Lembaga penyiaran publik di sejumlah negara maju di Asia Pasifik sukses mengelola medianya, terutama televisi. Keberuntungan yang dialami ABC (Australian Broadcasting Corporation) di Australia dan NHK (Nippon Hoso Kyokai) di Jepang tampaknya belum terjadi di TVRI, televisi publik di Indonesia.
Semestinya di tiap negara, televisi publik bisa hidup dan berkembang dengan baik. Televisi publik adalah milik segenap masyarakat dengan jangkauan luas ke seantero negeri yang dibiayai negara melalui Undang-undang (Toby Mendel 2000).
Meski didukung negara dan rakyatnya namun televisi publik bersifat mandiri. Ia harus bebas dari kepentingan negara maupun kepentingan komersial, sehingga bisa menampilkan program yang baik dan inovatif sesuai kebutuhan publiknya. Dengan begitu televisi publik menjadi idaman setiap masyarakat.
Dengan ketersediaan dana operasional dan jangkauan siar yang luas, televisi publik harusnya mampu mengalahkan televisi swasta. Australia dan Jepang adalah contoh negara di Asia Pasifik yang sukses mengelola televisi publik. Sementara di Indonesia ketatnya persaingan dengan televisi swasta, membuat TVRI tak mampu mengimbanginya dari sisi bisnis dan program.

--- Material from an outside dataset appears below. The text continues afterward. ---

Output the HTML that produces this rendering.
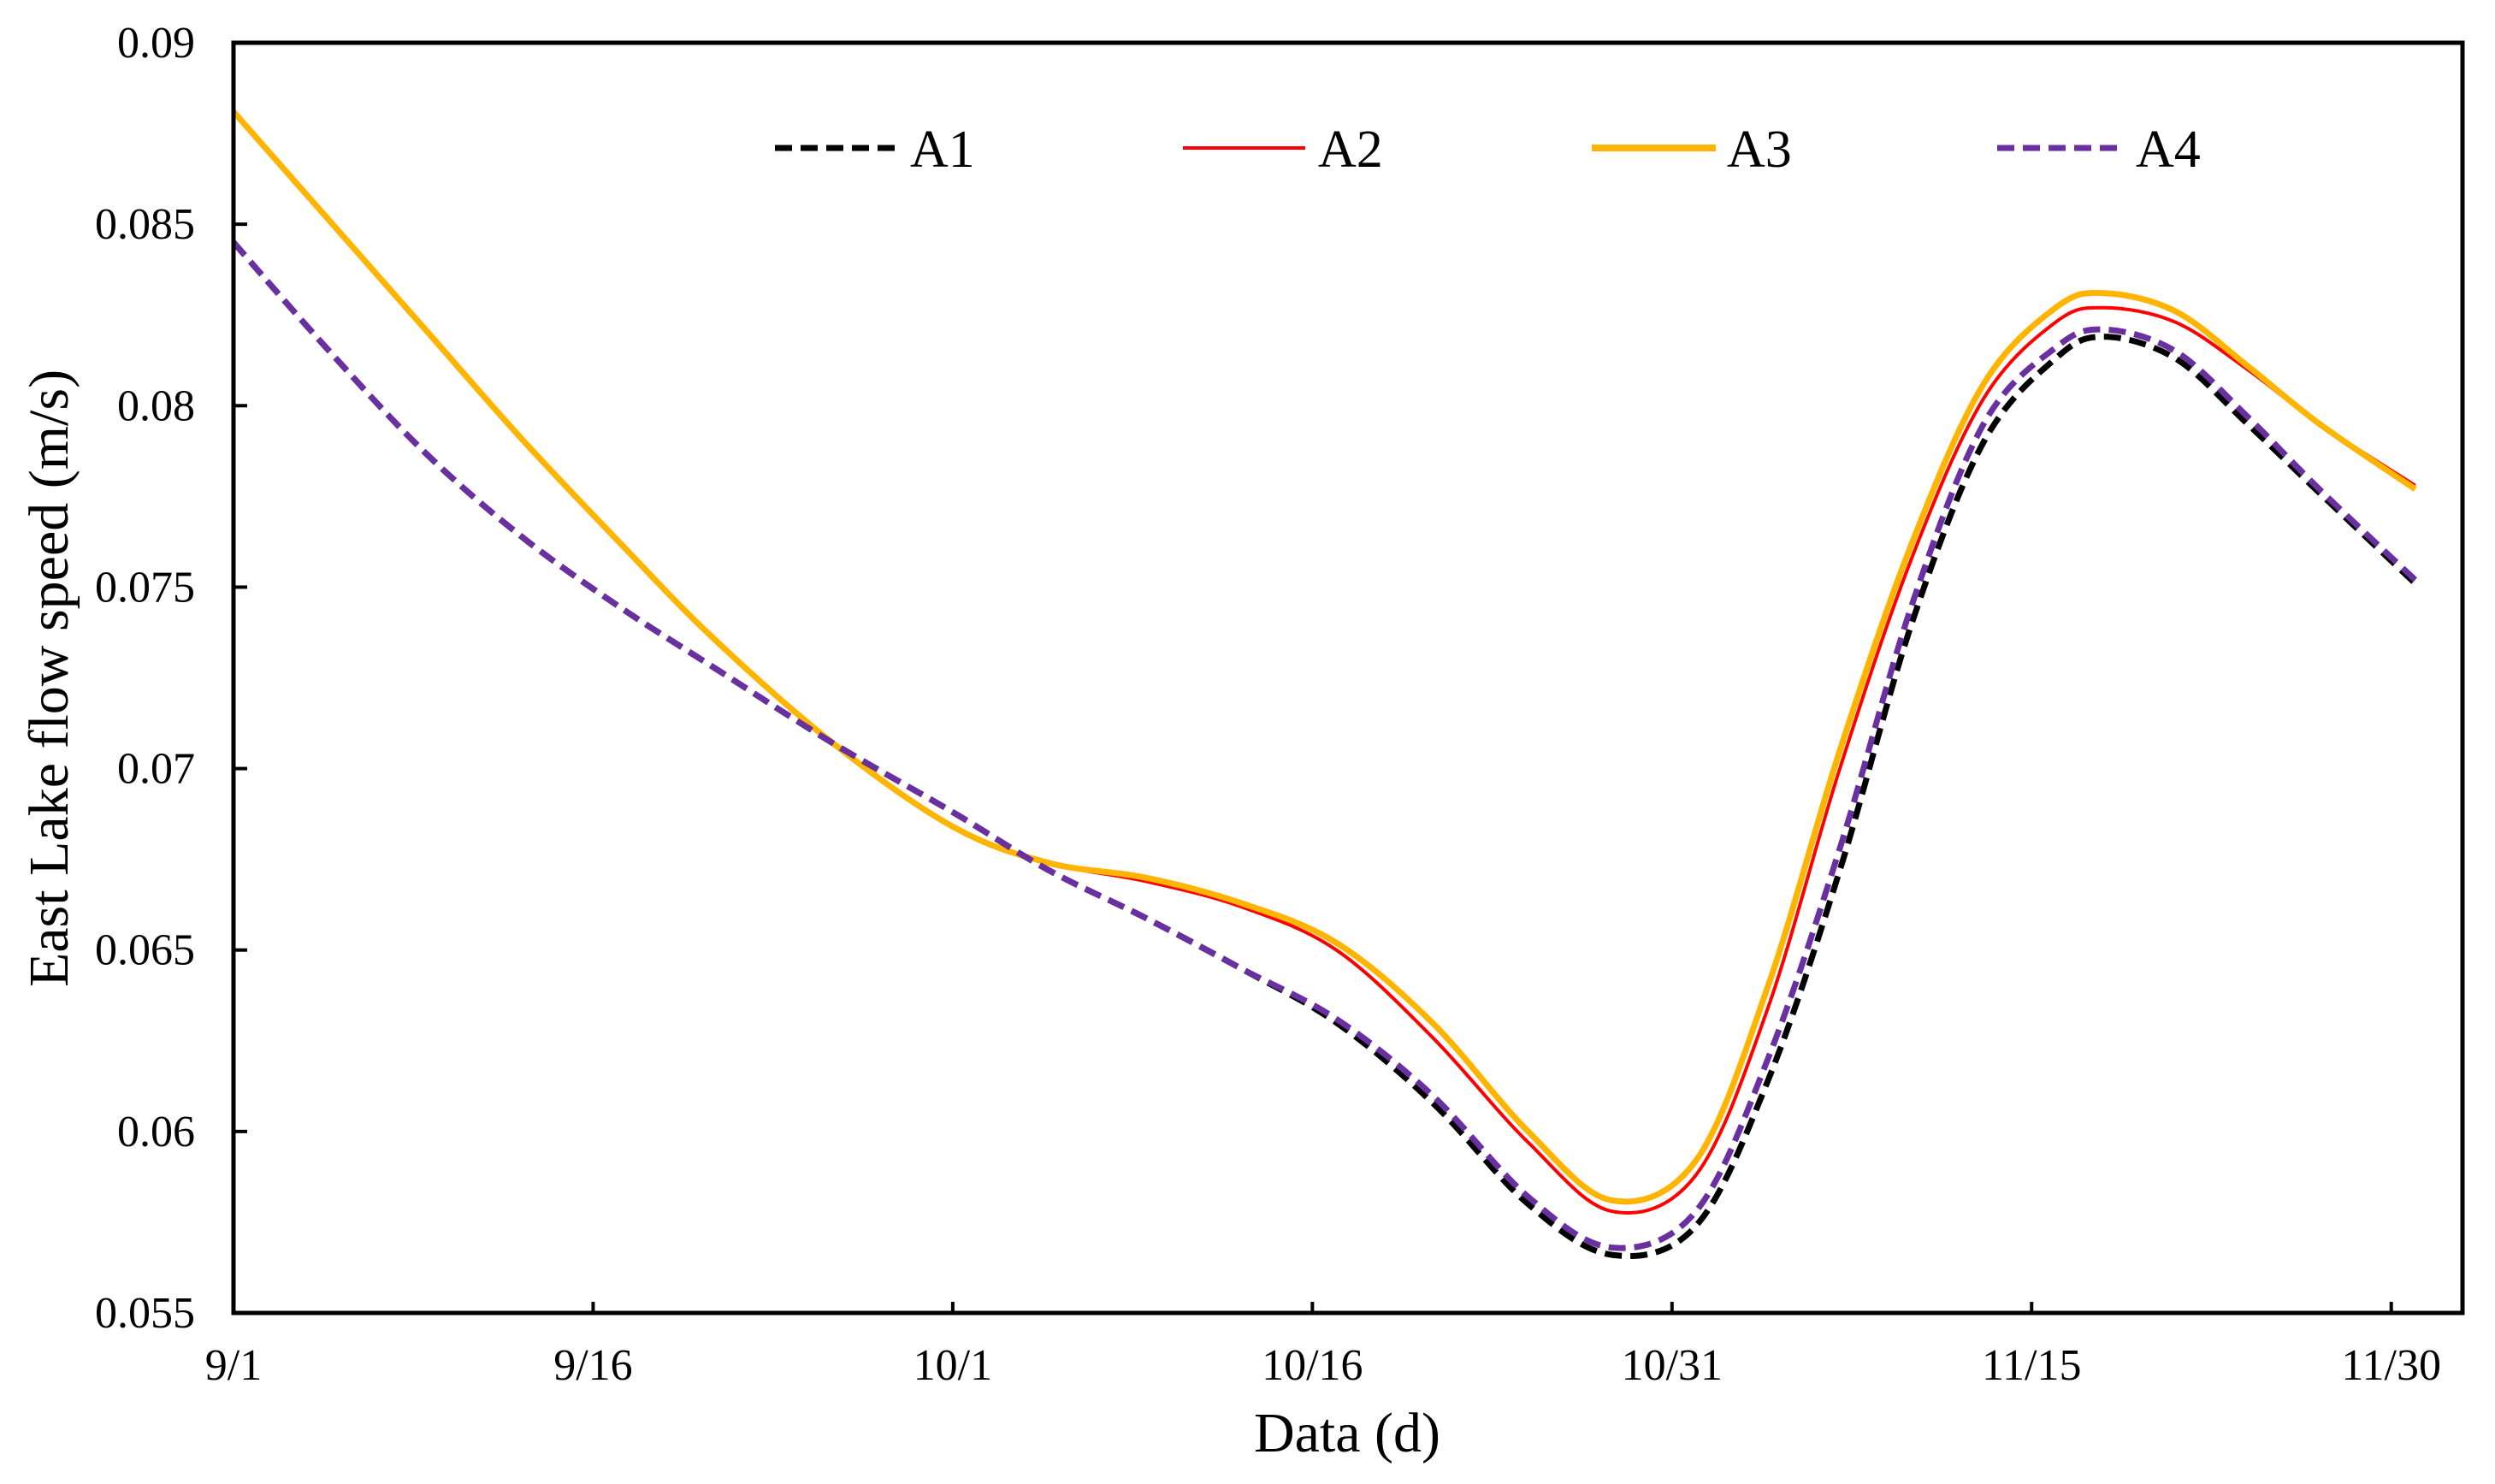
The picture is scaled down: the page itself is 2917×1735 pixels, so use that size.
<!DOCTYPE html>
<html><head><meta charset="utf-8"><style>
html,body{margin:0;padding:0;background:#fff;}
svg{display:block;font-family:"Liberation Serif",serif;}
</style></head><body>
<svg id="chart" width="2917" height="1735" viewBox="0 0 2917 1735">
<rect width="2917" height="1735" fill="#fff"/>
<g id="ticks"></g>
<g id="series"></g>
<rect x="273" y="50" width="2606" height="1485" fill="none" stroke="#000" stroke-width="5"/>
<text x="64" y="793" font-size="66" text-anchor="middle" transform="rotate(-90 64 793)" dominant-baseline="middle">East Lake flow speed (m/s)</text>
<text x="1575" y="1697" font-size="66" text-anchor="middle">Data (d)</text>
<g id="legend"></g>
</svg>
<script>
const days = [0,4,8,12,16,20,25,30,34,38,42,46,50,54,57.5,61,64,67,70,73,76,78,81,84,87,91];
const A1 = [0.0845,0.0815,0.0787,0.0764,0.0745,0.0728,0.0707,0.0688,0.0672,0.0659,0.0645,0.0630,0.0608,0.0580,0.0566,0.0574,0.0614,0.0672,0.0740,0.0790,0.0813,0.0819,0.0813,0.0795,0.0776,0.0751];
const A2 = [0.0881,0.0851,0.0821,0.0791,0.0763,0.0736,0.0707,0.0684,0.0674,0.0669,0.0662,0.0650,0.0626,0.0597,0.0578,0.0588,0.0634,0.0700,0.0758,0.0802,0.0823,0.0827,0.0823,0.0810,0.0795,0.0778];
const A3 = [0.0881,0.0851,0.0821,0.0791,0.0763,0.0736,0.0707,0.0684,0.0674,0.0670,0.0663,0.0652,0.0630,0.0600,0.0581,0.0592,0.0640,0.0705,0.0762,0.0806,0.0827,0.0831,0.0826,0.0811,0.0795,0.0777];
const A4 = [0.0845,0.0815,0.0787,0.0764,0.0745,0.0728,0.0707,0.0688,0.0672,0.0659,0.0645,0.0631,0.0610,0.0582,0.0568,0.0578,0.0620,0.0678,0.0745,0.0795,0.0816,0.0821,0.0815,0.0797,0.0777,0.0752];
const yTicks = [0.055,0.06,0.065,0.07,0.075,0.08,0.085,0.09];
const yTickLabels = ["0.055","0.06","0.065","0.07","0.075","0.08","0.085","0.09"];
const xTickDays = [0,15,30,45,60,75,90];
const xTickLabels = ["9/1","9/16","10/1","10/16","10/31","11/15","11/30"];

const NS="http://www.w3.org/2000/svg";
const X0=273, PX=28.03, Y0=1535, YT=50, VMIN=0.055, VMAX=0.09;
function xs(d){return X0+d*PX;}
function ys(v){return Y0-(v-VMIN)/(VMAX-VMIN)*(Y0-YT);}
function mk(tag,attrs,parent){const e=document.createElementNS(NS,tag);for(const k in attrs)e.setAttribute(k,attrs[k]);parent.appendChild(e);return e;}

const tg=document.getElementById('ticks');
yTicks.forEach((v,i)=>{
  const y=ys(v);
  const t=mk('line',{x1:X0,x2:X0+16,y1:y,y2:y,stroke:'#000','stroke-width':4},tg);
  
  
  const l=mk('text',{x:228,y:y+17,'font-size':52,'text-anchor':'end'},tg);
  l.textContent=yTickLabels[i];
  
  
});
xTickDays.forEach((d,i)=>{
  const x=xs(d);
  const t=mk('line',{x1:x,x2:x,y1:Y0,y2:Y0-13,stroke:'#000','stroke-width':4},tg);
  
  
  const l=mk('text',{x:x,y:1613,'font-size':52,'text-anchor':'middle'},tg);
  l.textContent=xTickLabels[i];
  
  
});

function pathD(vals){
  const p=days.map((d,i)=>[xs(d),ys(vals[i])]);
  let s='M'+p[0][0]+','+p[0][1];
  for(let i=0;i<p.length-1;i++){
    const p0=p[i-1]||p[i],p1=p[i],p2=p[i+1],p3=p[i+2]||p[i+1];
    const c1x=p1[0]+(p2[0]-p0[0])/6,c1y=p1[1]+(p2[1]-p0[1])/6;
    const c2x=p2[0]-(p3[0]-p1[0])/6,c2y=p2[1]-(p3[1]-p1[1])/6;
    s+=' C'+c1x+','+c1y+' '+c2x+','+c2y+' '+p2[0]+','+p2[1];
  }
  return s;
}
const styles=[
  {name:'A2',vals:A2,color:'#FF0000',w:4,dash:''},
  {name:'A3',vals:A3,color:'#FFB400',w:7,dash:''},
  {name:'A1',vals:A1,color:'#000000',w:7,dash:'20,10'},
  {name:'A4',vals:A4,color:'#6A2FA0',w:7,dash:'20,10'}
];
const sg=document.getElementById('series');
styles.forEach(s=>{
  const p=mk('path',{d:pathD(s.vals),fill:'none',stroke:s.color,'stroke-width':s.w,'stroke-dasharray':s.dash,'stroke-linecap':'butt'},sg);
  
  
});

const legendItems=[
  {name:'A1',color:'#000000',w:7,dash:'20,10',x1:906,x2:1055,tx:1064},
  {name:'A2',color:'#FF0000',w:4,dash:'',x1:1383,x2:1526,tx:1541},
  {name:'A3',color:'#FFB400',w:8,dash:'',x1:1861,x2:2006,tx:2019},
  {name:'A4',color:'#6A2FA0',w:7,dash:'20,10',x1:2335,x2:2484,tx:2497}
];
const lg=document.getElementById('legend');
legendItems.forEach(it=>{
  const g=mk('g',{},lg);
  
  
  mk('line',{x1:it.x1,x2:it.x2,y1:173,y2:173,stroke:it.color,'stroke-width':it.w,'stroke-dasharray':it.dash},g);
  const t=mk('text',{x:it.tx,y:195,'font-size':62},g);
  t.textContent=it.name;
});
</script>
</body></html>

Dana yang tersedia membuat lembaga penyiaran publik di Australia berkarya dengan baik. Melalui Undang-undang Korporasi Penyiaran Australia (UU ABC) pemerintah mengucurkan dana operasional untuk televisi dan radio ABC sebesar 80 persen. Sisanya 20 persen datang dari kegiatannya sendiri. Untuk menutupi kekurangannya itu ABC menerbitkan majalah dan juga mengelola jaringan toko ABC yang menjual buku-buku dan rekaman audio/video yang berkaitan dengan program-programnya.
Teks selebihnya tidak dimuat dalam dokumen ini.